Ex-Anglo and IL&P execs in plea for leniency
Published 26/07/2016 | 02:30
A judge has been told he can impose sentences of up to a decade in prison on three former banking executives convicted for taking part in a €7.2bn fraud conspiracy involving Anglo Irish Bank and Irish Life & Permanent (IL&P).
Prosecution counsel Paul O'Higgins SC said there was an effective maximum sentence of 10 years for the offence.
He was speaking after lawyers representing former Anglo executives John Bowe and Willie McAteer and former IL&P chief executive Denis Casey appealed for leniency for their clients.
Barristers for the three men said none of them had gained from the scheme and that there had been no loss to the State or the banks.
Judge Martin Nolan had been expected to impose sentences yesterday, but said he needed time to consider matters and adjourned proceedings until Friday.
Last June, a jury at Dublin Circuit Criminal Court convicted Mr Bowe (52), Mr McAteer (66) and Mr Casey (56) of conspiring to make Anglo's books look €7.2bn healthier than they actual were.
The three men were involved in setting up a circular scheme of multi-billion euro transactions where Anglo moved money to IL&P and IL&P sent the money back, via their assurance firm Irish Life Assurance, to Anglo between September 26 and 30, 2008.
The scheme was designed so that the deposits came from the assurance company and would be treated as customer deposits, giving the impression the bank was in a healthier state than it actually was.
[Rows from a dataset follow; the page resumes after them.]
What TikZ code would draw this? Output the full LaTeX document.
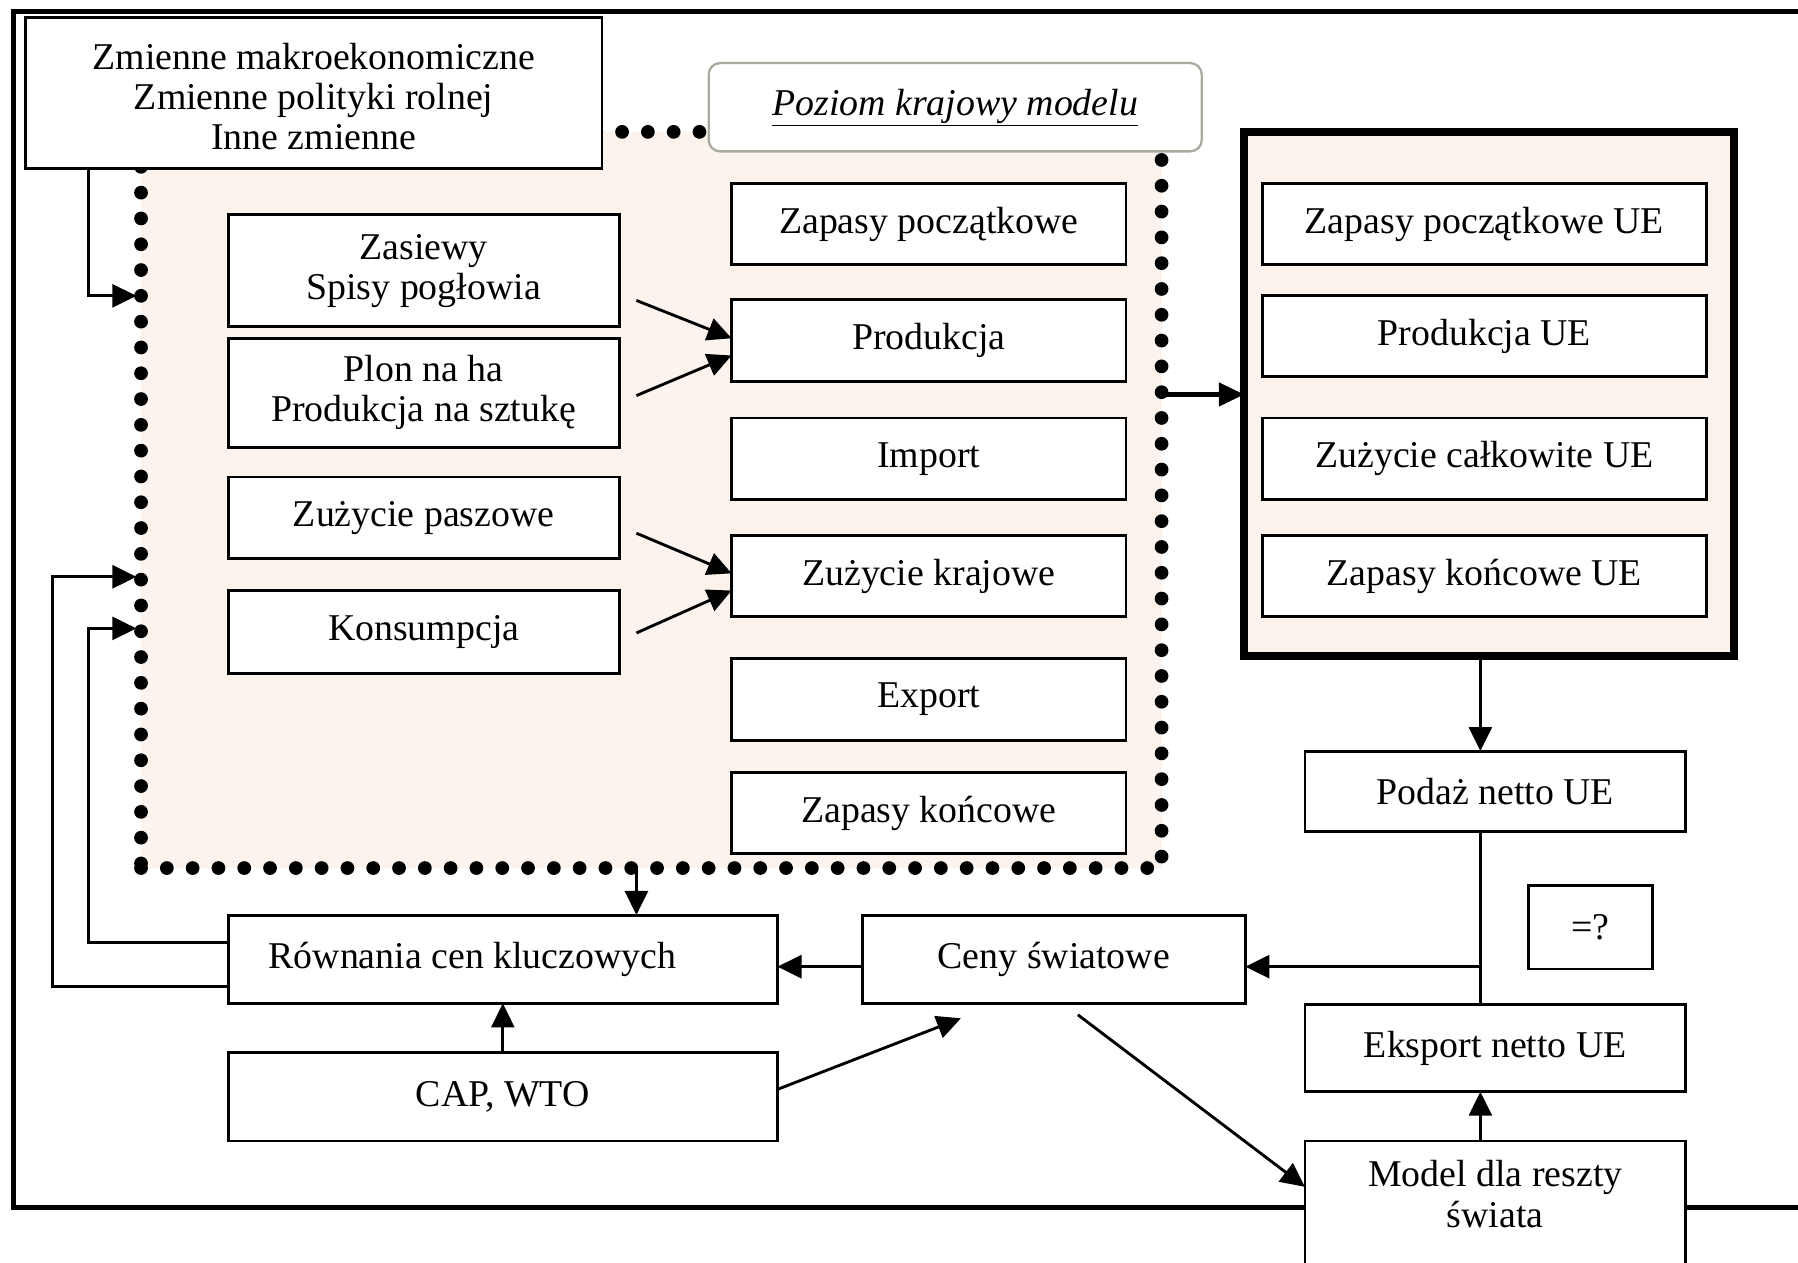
\documentclass[tikz,border=0pt]{standalone}
\usepackage{fontspec}
\setmainfont{Liberation Serif}
\usetikzlibrary{arrows.meta}
\definecolor{beige}{RGB}{252,243,236}
\definecolor{pgray}{RGB}{170,170,160}
\begin{document}
\begin{tikzpicture}[x=1pt,y=-1pt,
 txt/.style={font=\fontsize{33}{35}\selectfont},
 box/.style={draw, line width=2.5pt, fill=white, rectangle, inner sep=0pt, outer sep=0pt, align=center, txt},
 arr/.style={line width=2.5pt, -{Triangle[length=21pt,width=20pt]}},
 ln/.style={line width=2.5pt}]
\fill[white] (0,0) rectangle (1568,1101);
\useasboundingbox (0,0) rectangle (1568,1101);
% outer frame
\draw[line width=4pt] (1600,10) -- (12,10) -- (12,1053) -- (1600,1053);
% national level region
\node[draw, fill=beige, line width=12pt, dash pattern=on 0pt off 22.5pt, line cap=round,
      minimum width=890pt, minimum height=642pt, inner sep=0pt, outer sep=0pt] (dom) at (568,436) {};
\node[draw=pgray, line width=2pt, rounded corners=10pt, fill=white, minimum width=430pt,
      minimum height=77pt, inner sep=0pt, outer sep=0pt, txt] (poz) at (833,93.5) {\underline{\textit{Poziom krajowy modelu}}};
\node[box, minimum width=503pt, minimum height=132pt] (mac) at (273.5,81) {\rule{0pt}{29pt}Zmienne makroekonomiczne\\Zmienne polityki rolnej\\Inne zmienne};
% left column
\node[box, minimum width=341pt, minimum height=98pt] (zas) at (369.5,236) {Zasiewy\\Spisy pogłowia};
\node[box, minimum width=341pt, minimum height=95pt] (plo) at (369.5,342.5) {Plon na ha\\Produkcja na sztukę};
\node[box, minimum width=341pt, minimum height=71pt] (pas) at (369.5,451.5) {Zużycie paszowe};
\node[box, minimum width=341pt, minimum height=72pt] (kon) at (369.5,551) {Konsumpcja};
% middle column
\node[box, minimum width=344pt, minimum height=71pt] (zp) at (810,195.5) {Zapasy początkowe};
\node[box, minimum width=344pt, minimum height=71pt] (prod) at (810,297) {Produkcja};
\node[box, minimum width=344pt, minimum height=71pt] (imp) at (810,400) {Import};
\node[box, minimum width=344pt, minimum height=71pt] (zk) at (810,502.5) {Zużycie krajowe};
\node[box, minimum width=344pt, minimum height=71pt] (exp) at (810,610) {Export};
\node[box, minimum width=344pt, minimum height=71pt] (zkon) at (810,709) {Zapasy końcowe};
% EU box
\node[draw, line width=7pt, fill=beige, minimum width=427pt, minimum height=457pt, inner sep=0pt, outer sep=0pt] (eu) at (1298.5,343.5) {};
\node[box, minimum width=387pt, minimum height=71pt] (eu1) at (1294.5,195.5) {Zapasy początkowe UE};
\node[box, minimum width=387pt, minimum height=71pt] (eu2) at (1294.5,293) {Produkcja UE};
\node[box, minimum width=387pt, minimum height=71pt] (eu3) at (1294.5,400) {Zużycie całkowite UE};
\node[box, minimum width=387pt, minimum height=71pt] (eu4) at (1294.5,502.5) {Zapasy końcowe UE};
% lower boxes
\node[box, minimum width=479pt, minimum height=77pt] (ron) at (438.5,836.5) {Równania cen kluczowych\hspace*{53pt}};
\node[box, minimum width=479pt, minimum height=77pt] (cap) at (438.5,956.5) {CAP, WTO};
\node[box, minimum width=334pt, minimum height=77pt] (cen) at (919,836.5) {Ceny światowe};
\node[box, minimum width=332pt, minimum height=70pt] (pod) at (1304,690) {Podaż netto UE};
\node[box, minimum width=108pt, minimum height=73pt] (eq) at (1387,808.5) {=?};
\node[box, minimum width=332pt, minimum height=76pt] (eks) at (1304,914) {Eksport netto UE};
\node[box, minimum width=332pt, minimum height=140pt, anchor=north] (mod) at (1304,995) {};
\node[txt, align=center, anchor=north, inner sep=0pt] (modt) at (1304,1012) {Model dla reszty\\świata};
% coordinates
\coordinate (xa) at (1291,0);
\coordinate (c843) at (0,843);
\coordinate (c344) at (0,344);
\coordinate (c555) at (555,0);
\coordinate (c77) at (77,258);
\coordinate (f1a) at (77,822);
\coordinate (f1b) at (77,548);
\coordinate (f2a) at (46,860);
\coordinate (f2b) at (46,503);
\coordinate (s1) at (555,262);
\coordinate (s2) at (555,345);
\coordinate (s3) at (555,465);
\coordinate (s4) at (555,552);
\coordinate (cs) at (940,885);
\coordinate (ce) at (838,888);
% connectors
\draw[arr] (s1) -- ([yshift=2pt]prod.west);
\draw[arr] (s2) -- ([yshift=-13pt]prod.west);
\draw[arr] (s3) -- ([yshift=2.5pt]zk.west);
\draw[arr] (s4) -- ([yshift=-12.5pt]zk.west);
\draw[arr] (mac.south -| c77) -- (c77) -- ([xshift=-4pt]dom.west |- c77);
\draw[arr] (ron.west |- f1a) -- (f1a) -- (f1b) -- ([xshift=-4pt]dom.west |- f1b);
\draw[arr] (ron.west |- f2a) -- (f2a) -- (f2b) -- ([xshift=-4pt]dom.west |- f2b);
\draw[line width=4pt, -{Triangle[length=22pt,width=20pt]}] (dom.east |- c344) -- (eu.west |- c344);
\draw[arr] (dom.south -| c555) -- (ron.north -| c555);
\draw[arr] (cen.west |- c843) -- (ron.east |- c843);
\draw[arr] (cap.north) -- (ron.south);
\draw[arr] ([yshift=6.5pt]cap.east) -- (ce);
\draw[arr] (cs) -- ([yshift=30pt]mod.west);
\draw[arr] (eu.south -| xa) -- (pod.north -| xa);
\draw[ln] (pod.south -| xa) -- (eks.north -| xa);
\draw[arr] (xa |- c843) -- (cen.east |- c843);
\draw[arr] (mod.north -| xa) -- (eks.south -| xa);
\end{tikzpicture}
\end{document}
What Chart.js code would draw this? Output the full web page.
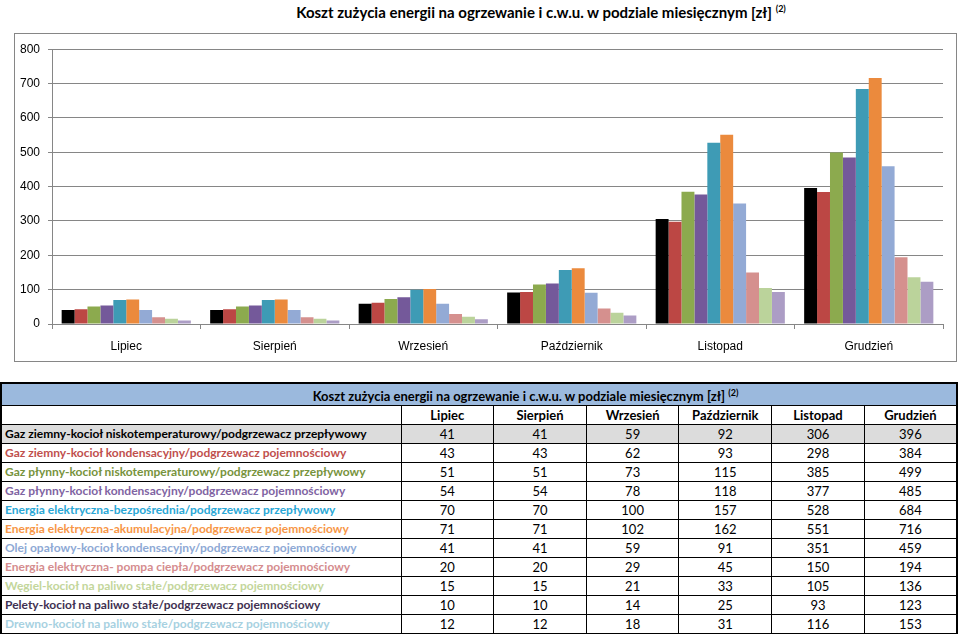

All three had pleaded not guilty to the charges. Diarmaid McGuinness SC, for Mr Bowe, told Judge Nolan his client was no longer employable in any financial business and his income had drastically fallen. The publication of the Anglo Tapes had led to vilification nationally and internationally which he would have to live with forever, said Mr McGuinness.
Patrick Gageby SC, for Mr McAteer, said the prosecution had not made the case that his client was a driving force behind the illegal scheme.
Nevertheless, he had not sought to wash his hands of it or lay the blame elsewhere, Mr Gageby said. Michael O'Higgins SC, for Mr Casey, said his client had already paid a high price. After leaving IL&P he had become a barrister, only to find himself being arrested. "For seven years he has had to live and endure a very difficult life," he said.
Earlier, prosecution counsel Paul O'Higgins SC led one of the investigation team, Detective Sergeant Patrick Gillick, through a recap of evidence in the case. Mr O'Higgins said the evidence suggested Anglo chief executive David Drummwas "an active driver and probably the conceiver of the process".
But he said that while Mr Bowe, who was effectively Anglo's head of treasury, did not carry out the transactions, he had a role in supervising them and liaising between higher and lower management.
During interviews with gardaí, Mr Bowe indicated he believed the transactions were lawful ones. Mr O'Higgins said evidence was scant on Mr McAteer's actual involvement in the scheme. However, there was a phone call on September 29 where, as chief risk officer, he directed Mr Bowe to continue with the transactions.
The court was told Mr McAteer told gardaí that "to a large extent" he couldn't remember details of the transactions.
In relation to Mr Casey, Mr O'Higgins said there was evidence of regular contact between Mr Casey and Peter Fitzpatrick, IL&P's finance director, that pointed to his involvement in the transactions.